Local artists ‘have it their way’

By Meryl Fulinara

Forget the pickles, forget the lettuce and add extra brushes. Burger King is taking on a unique endeavor that pushes creativity and imagination to a new level.

Located in Wicker Park, Burger King Studio, 1904 W. North Ave., opened on Oct. 24. The gallery is a collaboration between Burger King Corporation and emerging local artists, to reach people on a more local level by tapping into Chicago’s arts community.

Lauren Ross, a spokeswoman for Burger King, said the corporation found emerging and upcoming Chicago artists through a local marketing company.

“Burger King has always been very concerned with how they reach their customers,” Ross said. “This is another way for them to do something more unconventional.”

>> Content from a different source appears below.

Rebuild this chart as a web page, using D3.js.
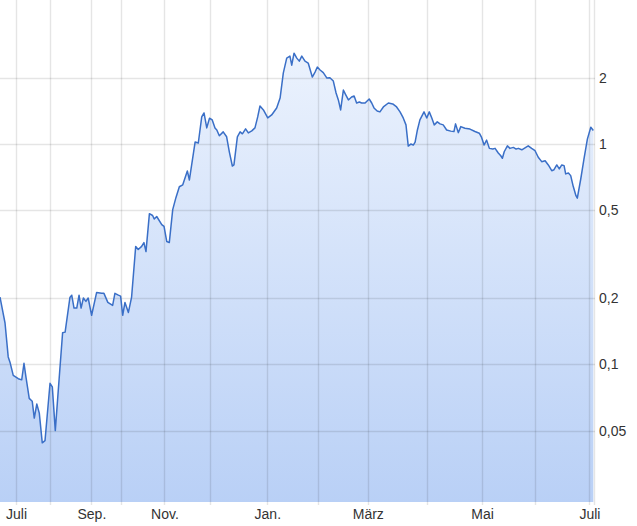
<!DOCTYPE html>
<html><head><meta charset="utf-8">
<script src="https://cdn.jsdelivr.net/npm/d3@7"></script>
<style>body{margin:0;background:#fff}svg{display:block}text{font-family:"Liberation Sans",Arial,sans-serif}</style>
</head><body><svg id="c" width="637" height="526"></svg>
<script>
// trading-day index (x) and price (y)
const dayIdx = [0,2.2,3.6,4.4,5.8,8.0,9.5,10.5,11.4,12.8,14.1,15.0,16.1,17.2,18.5,19.7,21.9,22.9,24.2,25.5,27.4,28.5,30.6,31.4,32.4,33.6,34.6,35.5,36.5,37.6,38.6,40.1,42.3,44.5,45.5,47.2,49.3,50.3,51.8,52.8,53.7,54.7,56.2,57.6,59.4,60.5,62.0,63.0,63.9,65.4,66.8,67.5,68.6,70.8,71.8,73.0,74.1,75.6,77.0,78.5,80.0,82.0,82.9,85.4,86.8,88.3,89.3,90.5,91.7,92.9,94.1,94.9,96.0,97.7,99.2,100.4,101.7,102.4,103.9,105.1,106.1,107.5,108.7,110.2,111.6,112.8,113.8,115.3,117.2,118.9,121.1,122.6,124.0,125.5,126.9,127.7,128.7,129.9,131.0,132.1,133.5,134.9,136.7,137.9,138.9,140.1,141.5,143.1,144.4,145.9,147.1,148.1,149.1,150.3,151.4,152.5,153.9,155.0,156.1,157.3,158.3,159.8,161.6,162.7,163.7,165.1,166.3,167.8,170.0,171.9,173.6,175.1,176.5,177.7,178.7,179.8,180.9,181.7,182.7,183.8,185.6,186.8,187.9,189.0,190.1,191.4,192.6,194.0,195.5,197.3,198.7,199.4,200.6,201.7,203.5,205.7,207.9,209.8,210.8,211.9,213.0,214.2,215.7,216.7,218.1,219.2,219.9,220.7,222.1,223.2,224.7,225.9,226.9,228.4,229.8,231.2,232.7,234.2,235.6,237.1,238.6,240.0,241.5,242.5,243.7,244.8,245.9,246.9,247.6,248.8,249.8,250.9,252.1,252.7,254.2,255.6,257.1,258.6,259.7];
const price = [0.202,0.154,0.108,0.102,0.089,0.086,0.085,0.101,0.087,0.070,0.068,0.057,0.066,0.060,0.044,0.045,0.082,0.079,0.050,0.076,0.139,0.140,0.201,0.206,0.180,0.180,0.206,0.180,0.200,0.193,0.200,0.167,0.212,0.210,0.210,0.191,0.185,0.210,0.206,0.204,0.167,0.191,0.172,0.202,0.343,0.332,0.343,0.357,0.325,0.483,0.474,0.457,0.469,0.431,0.423,0.361,0.357,0.504,0.571,0.640,0.653,0.755,0.687,1.021,1.011,1.328,1.385,1.184,1.31,1.287,1.184,1.159,1.09,1.136,1.079,0.92,0.795,0.804,1.079,1.136,1.113,1.172,1.124,1.148,1.184,1.328,1.489,1.429,1.314,1.356,1.459,1.618,2.10,2.456,2.508,2.282,2.586,2.456,2.38,2.508,2.38,2.332,2.015,2.122,2.237,2.17,2.11,1.994,2.0,1.932,1.705,1.586,1.429,1.759,1.669,1.586,1.635,1.653,1.536,1.553,1.536,1.536,1.602,1.536,1.459,1.413,1.40,1.474,1.536,1.521,1.474,1.40,1.314,1.222,0.979,1.0,0.99,1.021,1.159,1.287,1.40,1.314,1.40,1.314,1.222,1.261,1.235,1.222,1.159,1.145,1.14,1.235,1.127,1.2,1.18,1.17,1.14,1.12,1.072,0.99,1.042,0.956,0.949,0.956,0.911,0.885,0.862,0.923,0.982,0.956,0.966,0.949,0.956,0.942,0.962,0.982,0.956,0.933,0.871,0.832,0.840,0.804,0.757,0.765,0.804,0.771,0.804,0.798,0.732,0.739,0.719,0.643,0.583,0.568,0.694,0.855,1.053,1.193,1.152];
const monthGridDays = [7,22,40,53,72,92,117,139,161,187,211,234,258,260];
const labelDays = [7,40,72,117,161,211,258];
const labelTexts = ["Juli","Sep.","Nov.","Jan.","März","Mai","Juli"];
const yTicks = [0.05,0.1,0.2,0.5,1,2];
const yTickLabels = ["0,05","0,1","0,2","0,5","1","2"];

const W = 594, H = 502;
const svg = d3.select("#c");
const x = d3.scaleLinear().domain([0,260]).range([0,W]);
const y = d3.scaleLog().domain([0.0237,4.51]).range([H,0]);
const data = dayIdx.map((d,i)=>({d, v:price[i]}));

const defs = svg.append("defs");
const g = defs.append("linearGradient").attr("id","fillg")
  .attr("gradientUnits","userSpaceOnUse").attr("x1",0).attr("x2",0).attr("y1",0).attr("y2",H);
g.append("stop").attr("offset","0%").attr("stop-color","#f1f6fe");
g.append("stop").attr("offset","100%").attr("stop-color","#b9d0f6");

// area
svg.append("path").datum(data)
  .attr("d", d3.area().x(p=>x(p.d)).y0(H).y1(p=>y(p.v)))
  .attr("fill","url(#fillg)");

// grid (over fill, translucent)
svg.append("g").selectAll("line").data(monthGridDays).join("line")
  .attr("x1",d=>Math.round(x(d))+0.5).attr("x2",d=>Math.round(x(d))+0.5).attr("y1",0).attr("y2",H+3)
  .attr("stroke","#000").attr("stroke-opacity",0.1).attr("stroke-width",1.4);
svg.append("g").selectAll("line").data(yTicks).join("line")
  .attr("x1",0).attr("x2",W+1).attr("y1",d=>Math.round(y(d))+0.5).attr("y2",d=>Math.round(y(d))+0.5)
  .attr("stroke","#000").attr("stroke-opacity",0.1).attr("stroke-width",1.4);

// line
svg.append("path").datum(data)
  .attr("d", d3.line().x(p=>x(p.d)).y(p=>y(p.v)))
  .attr("fill","none").attr("stroke","#3a6fc7").attr("stroke-width",1.5).attr("stroke-linejoin","round");

// y labels
const ya = d3.axisRight(y).tickValues(yTicks).tickSize(0).tickPadding(0)
  .tickFormat((d,i)=>yTickLabels[i]);
const yg = svg.append("g").attr("transform",`translate(${W+5},0)`).call(ya);
yg.select(".domain").remove();
yg.selectAll("text").attr("font-size",14).attr("fill","#333").attr("font-family","'Liberation Sans',Arial,sans-serif");

// x labels
const xa = d3.axisBottom(x).tickValues(labelDays).tickSize(0).tickPadding(0)
  .tickFormat((d,i)=>labelTexts[i]);
const xg = svg.append("g").attr("transform",`translate(0,${H+7})`).call(xa);
xg.select(".domain").remove();
xg.selectAll("text").attr("font-size",14).attr("fill","#333").attr("font-family","'Liberation Sans',Arial,sans-serif");
</script></body></html>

Burger King Studio creates an interactive arts gallery that utilizes cutting-edge artists who will create not only artwork, but customize T-shirts and merchandise that celebrate the spirit of the restaurant’s “Have it your way” slogan, Ross said.

Some of the artists who were involved with the first event, “Have it Your Way Tees,” were Angel D’Amico, a freelance illustrator and designer; Erik DeBat, a graffitti artist who goes by the name Risk; and Charlie Owens, a mixed media artist.

The studio space is comparable to an average-sized boutique that can be found in Wicker Park. Each artist was responsible for a section of wall space, and the walls created one big mural piece, Ross said.

“All the artists are graphically inclined designer types,” Ross said. “Every artist had a section of the wall inspired by Burger King. Some were more obvious with their Burger King tie-ins, and some more


D’Amico, 25, created a mural that featured a black silhouette of the king that is featured in the fast-food chain’s commercials sporting a pimp cane.

“I came up with the idea [and] thought, ‘If Burger King is coming to Chicago wanting to represent Chicago artists, I should give the king his own artists environment and my interpretation of that,'” D’Amico said.

The five artists then took elements of their mural designs and put them on silkscreens, Ross said. When people came in during the opening, they could mix and match the silkscreen designs and make T-shirts that they could take home.

“Everybody had their own style, but since it was focused around urban art and had to cater toward a Burger King theme, it all worked really well,” D’Amico said.

Urban art is making its mark, said Roger Rodriguez, one of the owners of Jugrnaut, 427 S. Dearborn St., a clothing boutique that specializes in street wear and features the artwork of urban artists.

Rodriguez said Chicago artists haven’t really been exposed, but now they are starting to get some recognition.

“Chicago’s urban culture is becoming more popular, especially with [Chicago music groups like] the Cool Kids getting nationwide recognition,” Rodriguez said.

Chicago was the first market for the Burger King Studio program. For the time being, Ross could not disclose the other cities that Burger King has in mind for other projects like the one in Chicago, but she did say that there was great response to the program.

The first event played host to about 600 people who came to the studio the first night, Ross said.

There will be two additional events at its Wicker Park location, one from Nov. 7-9, where additional artists will design Nike sneakers and Burger King crowns. The last event will be a skate-inspired studio space from Nov. 21-23. There will be skate ramps and skateboard decks designed by artists.

“A lot of people would say, ‘Oh, that’s whack,’ but it’s not,” Rodriguez said. “I think if corporations want to invest money in urban artists and help them get exposed, I’m all about that.”